To address the need for COOP and COEP testing, we first audited the spec and filed issues to provide clarification for outstanding questions about how different header combinations are interpreted by different contexts and resources. Then we added better WPT support for header parsing logic, including Structured Header parameters. During the course of this work, we ended up fixing issues in the spec itself where behavior was underspecified. Finally, we added new assertions for the COOP and COEP response headers themselves.
Impact
Writing unambiguous, multi-feature web-platform-tests for these three cross-cutting security features ended up generating feedback, clarifications, and bug fixes for the underlying specifications. We uncovered edge conditions and an exhaustive list of browser request mechanisms. Beyond web platform security, our automated test generation framework may be used as a generic tool to help browser implementers maintain web-platform-tests for similarly cross-cutting features. We are currently evaluating its potential use in tests for Referrer-Policy, Mixed-content, and the Origin header.

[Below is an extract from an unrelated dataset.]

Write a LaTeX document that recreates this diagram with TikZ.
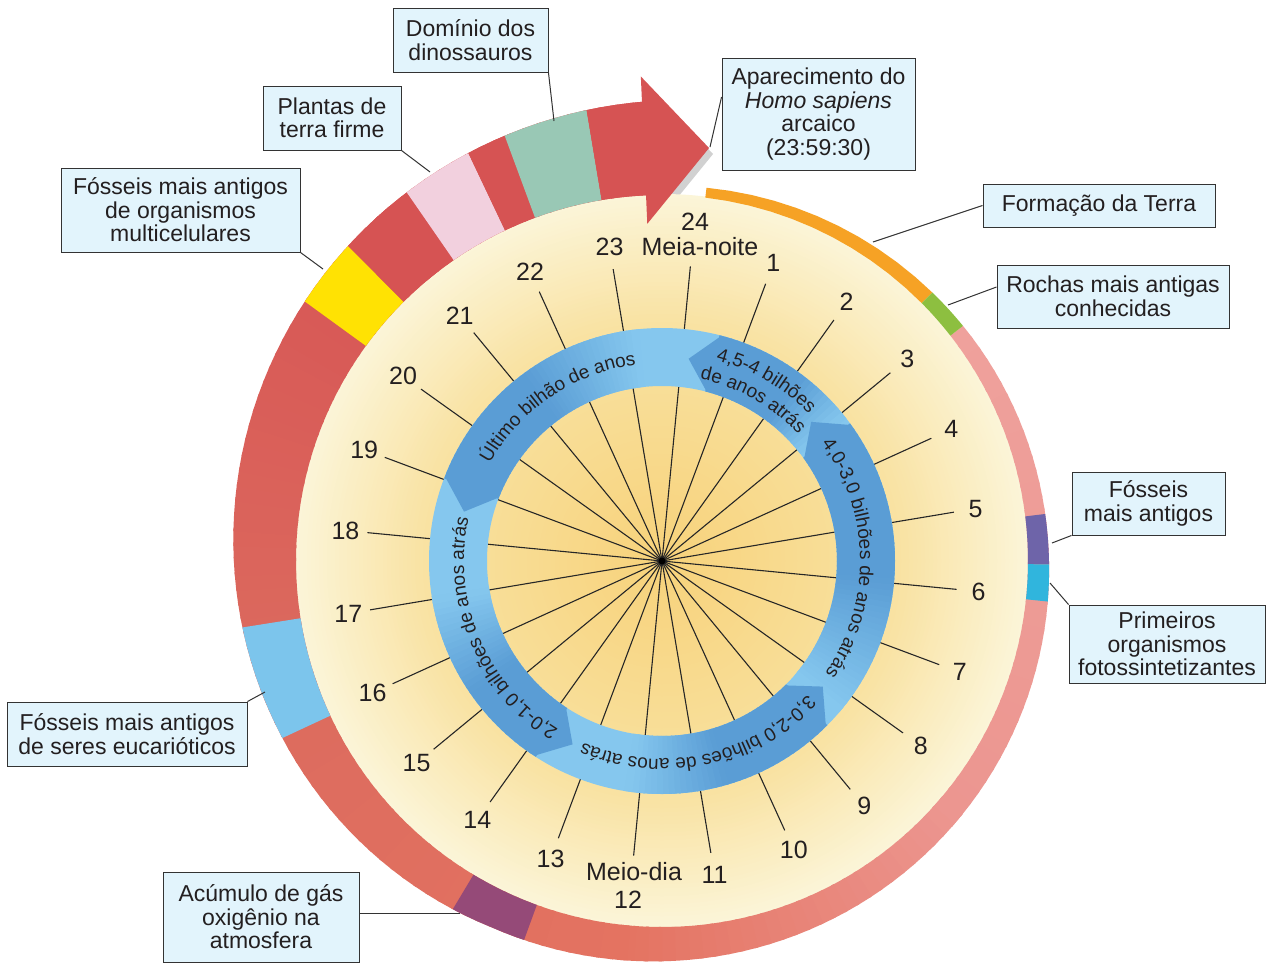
\documentclass[tikz,border=0pt]{standalone}
\usepackage{fontspec}
\setmainfont{Liberation Sans}
\usetikzlibrary{decorations.text}
\definecolor{txt}{HTML}{231F20}
\definecolor{boxfill}{HTML}{E2F4FC}
\definecolor{boxline}{HTML}{333333}
\definecolor{cEdge}{HTML}{FBF5D8}
\definecolor{cMid}{HTML}{F9E2A2}
\definecolor{cCen}{HTML}{F7D27A}
\definecolor{rA}{HTML}{EFA19C}
\definecolor{rB}{HTML}{EC9690}
\definecolor{rC}{HTML}{E47361}
\definecolor{rD}{HTML}{DC6B5E}
\definecolor{rE}{HTML}{D75555}
\definecolor{bOrange}{HTML}{F6A225}
\definecolor{bGreen}{HTML}{8DBF40}
\definecolor{bPurple}{HTML}{6E64A9}
\definecolor{bCyan}{HTML}{30B5DD}
\definecolor{bOxy}{HTML}{954A78}
\definecolor{bLblue}{HTML}{7CC5EC}
\definecolor{bYellow}{HTML}{FFE203}
\definecolor{bPink}{HTML}{F2D0DE}
\definecolor{bTeal}{HTML}{99C8B5}
\definecolor{bRed}{HTML}{D65353}
\definecolor{blight}{HTML}{85C7EE}
\definecolor{bdark}{HTML}{5A9DD5}
\newcommand\boxfont{\fontsize{23}{23.5}\selectfont}
\newcommand\clockfont{\fontsize{25}{26}\selectfont}
\newcommand\ringfont{\fontsize{19}{20}\selectfont}
\newcommand\ringseg[3]{\fill[#3] plot[domain=#1:#2,samples=4,variable=\t] ({366*sin(\t)},{366*cos(\t)}) -- plot[domain=#2:#1,samples=4,variable=\t] ({Rout(\t)*sin(\t)},{Rout(\t)*cos(\t)}) -- cycle;}
\newcommand\bandseg[3]{\fill[#3] plot[domain=#1:#2,samples=12,variable=\t] ({366*sin(\t)},{366*cos(\t)}) -- plot[domain=#2:#1,samples=12,variable=\t] ({Rout(\t)*sin(\t)},{Rout(\t)*cos(\t)}) -- cycle;}
\tikzset{
  lbl/.style={draw=boxline, fill=boxfill, line width=0.9pt, align=center, inner sep=0pt, font=\boxfont, text=txt},
  conn/.style={draw=boxline, line width=1pt},
  spoke/.style={draw=black!85, line width=1.1pt},
  hourlbl/.style={font=\clockfont, text=txt, inner sep=0pt},
  ringtxt/.style={decorate, decoration={text along path, text align=center, text color=txt, text={|\ringfont|#1}}}
}
\begin{document}
\begin{tikzpicture}[x=1pt,y=1pt,
  declare function={
    thk(\t)=(\t<90) ? (8+12*\t/90) : ((\t<205) ? (20+17*(\t-90)/115) : ((\t<310) ? (37+39*(\t-205)/105) : (76+14*(\t-310)/40)));
    Rout(\t)=367+thk(\t);
  }]
\useasboundingbox (0,0) rectangle (1270,-972);
\fill[white] (0,0) rectangle (1270,-972);

\begin{scope}[shift={(662,-561)}]
  % soft shadow of the arrow head
  \fill[black!18, xshift=4, yshift=-6] (92.5:337.5) -- (92.5:485) -- (83.5:415.7) -- cycle;
  % cream disc with radial gradient
  \foreach \r in {367,363,...,239} {
    \pgfmathsetmacro\p{(\r-239)/128*100}
    \fill[cEdge!\p!cMid] (0,0) circle (\r);
  }
  \foreach \r in {235,231,...,3} {
    \pgfmathsetmacro\p{\r/235*100}
    \fill[cMid!\p!cCen] (0,0) circle (\r);
  }
  % spokes
  \foreach \h in {1,...,24} {
    \pgfmathsetmacro\ang{90-15*\h-5.5}
    \draw[spoke] (0,0) -- (\ang:296);
  }
  \fill[black] (0,0) circle (3.5);
  % blue ring
  \fill[blight, even odd rule] (0,0) circle (233) (0,0) circle (175);
  \foreach \b/\D/\F in {14.5/22/15, 54/40/35, 135/28/25, 213/22/25, 291/32/30} {
    \pgfmathsetmacro\L{\D+\F}
    \foreach \k in {0,1.5,...,\L} {
      \pgfmathsetmacro\p{min(100,max(0,100-(\k-\D)/\F*100))}
      \pgfmathsetmacro\aa{90-\b-\k+0.2}
      \pgfmathsetmacro\ab{90-\b-\k-1.8}
      \fill[bdark!\p!blight] (\aa:175) -- (\aa:233) -- (\ab:233) -- (\ab:175) -- cycle;
    }
    \fill[bdark] (90-\b-0.3:175) -- (90-\b-0.3:233) -- (90-\b+7:204) -- cycle;
  }
  % texts on the blue ring
  \path[ringtxt={4,5-4 bilhões}] (90:208) arc[start angle=90, end angle=30, radius=208];
  \path[ringtxt={de anos atrás}] (90.5:186) arc[start angle=90.5, end angle=30.5, radius=186];
  \path[ringtxt={4,0-3,0 bilhões de anos atrás}] (46:198) arc[start angle=46, end angle=-44, radius=198];
  \path[ringtxt={3,0-2,0 bilhões de anos atrás}] (-33:198) arc[start angle=-33, end angle=-123, radius=198];
  \path[ringtxt={2,0-1,0 bilhões de anos atrás}] (-112:198) arc[start angle=-112, end angle=-202, radius=198];
  \path[ringtxt={Último bilhão de anos}] (-196:198) arc[start angle=-196, end angle=-276, radius=198];
  % outer time ring, base gradient
  \foreach \s/\e/\cs/\ce in {52/130/rA/rB, 130/185/rB/rC, 185/250/rC/rD, 250/320/rD/rE, 320/357.5/rE/rE} {
    \pgfmathsetmacro\st{\s+2}
    \foreach \a in {\s,\st,...,\e} {
      \pgfmathsetmacro\p{(\a-\s)/(\e-\s)*100}
      \pgfmathsetmacro\aend{min(\a+2.5,357.5)}
      \ringseg{\a}{\aend}{\ce!\p!\cs}
    }
  }
  % marked events on the ring
  \bandseg{6.8}{45.2}{bOrange}
  \bandseg{45.2}{52}{bGreen}
  \bandseg{83}{90.5}{bPurple}
  \bandseg{90.5}{96}{bCyan}
  \bandseg{200}{211}{bOxy}
  \bandseg{245}{261}{bLblue}
  \bandseg{306}{315.1}{bYellow}
  \bandseg{315.1}{325.3}{bRed}
  \bandseg{325.3}{334.6}{bPink}
  \bandseg{334.6}{339.7}{bRed}
  \bandseg{339.7}{350.5}{bTeal}
  \bandseg{350.5}{357.6}{bRed}
  % arrow head
  \fill[bRed] (92.5:337.5) -- (92.5:485) -- (83.5:415.7) -- cycle;
  % hour labels
  \foreach \h in {1,...,11,13,14,...,23} {
    \pgfmathsetmacro\ang{90-15*\h-5.5}
    \node[hourlbl] (h\h) at (\ang:318) {\h};
  }
  \node[hourlbl] (h24) at (33,339) {24};
  \node[hourlbl] (mn) at (38,314) {Meia-noite};
  \node[hourlbl] (h12) at (-34,-339) {12};
  \node[hourlbl] (md) at (-28,-311) {Meio-dia};
\end{scope}

% label boxes
\node[lbl, minimum width=155pt, minimum height=64pt] (dom) at (470.5,-40) {Domínio dos\\dinossauros};
\node[lbl, minimum width=138pt, minimum height=64pt] (plt) at (332,-118) {Plantas de\\terra firme};
\node[lbl, minimum width=239pt, minimum height=84pt] (mul) at (180.5,-210) {Fósseis mais antigos\\de organismos\\multicelulares};
\node[lbl, minimum width=193pt, minimum height=112pt] (apa) at (818.5,-114) {Aparecimento do\\\textit{Homo sapiens}\\arcaico\\(23:59:30)};
\node[lbl, minimum width=232pt, minimum height=43pt] (for) at (1099,-205.5) {Formação da Terra};
\node[lbl, minimum width=232pt, minimum height=63pt] (roc) at (1113,-296.5) {Rochas mais antigas\\conhecidas};
\node[lbl, minimum width=153pt, minimum height=63pt] (fos) at (1148.5,-503.5) {Fósseis\\mais antigos};
\node[lbl, minimum width=196pt, minimum height=78pt] (pri) at (1167,-644) {Primeiros\\organismos\\fotossintetizantes};
\node[lbl, minimum width=240pt, minimum height=64pt] (euc) at (127,-734) {Fósseis mais antigos\\de seres eucarióticos};
\node[lbl, minimum width=196pt, minimum height=90pt] (acu) at (261,-917) {Acúmulo de gás\\oxigênio na\\atmosfera};

% connector end points on the ring
\coordinate (eDom) at (554,-121);
\coordinate (ePlt) at (430,-172);
\coordinate (eMul) at (323,-269);
\coordinate (eApa) at (710,-147);
\coordinate (eFor) at (873,-242);
\coordinate (eRoc) at (948,-305);
\coordinate (eFos) at (1052,-543);
\coordinate (ePri) at (1050,-583);
\coordinate (eEuc) at (265,-692);
\coordinate (eAcu) at (460,-913);

\draw[conn] (dom.south east) -- (eDom);
\draw[conn] (plt.south east) -- (ePlt);
\draw[conn] (mul.south east) -- (eMul);
\draw[conn] ([yshift=17pt]apa.west) -- (eApa);
\draw[conn] (for.west) -- (eFor);
\draw[conn] ([yshift=9.5pt]roc.west) -- (eRoc);
\draw[conn] (fos.south west) -- (eFos);
\draw[conn] (pri.north west) -- (ePri);
\draw[conn] (euc.north east) -- (eEuc);
\draw[conn] ([yshift=4pt]acu.east) -- (eAcu);
\end{tikzpicture}
\end{document}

For web developers and users, this work improves the safety of web browsers and reduces the vectors for malicious actors to steal sensitive user data. In the case of COOP and COEP, we’ve also empowered browsers to safely re-enable important, but previously risky features including SharedArrayBuffers and high resolution timers like performance.now(). These features allow web developers to build faster and more robust web apps that rival the raw performance of native threaded applications.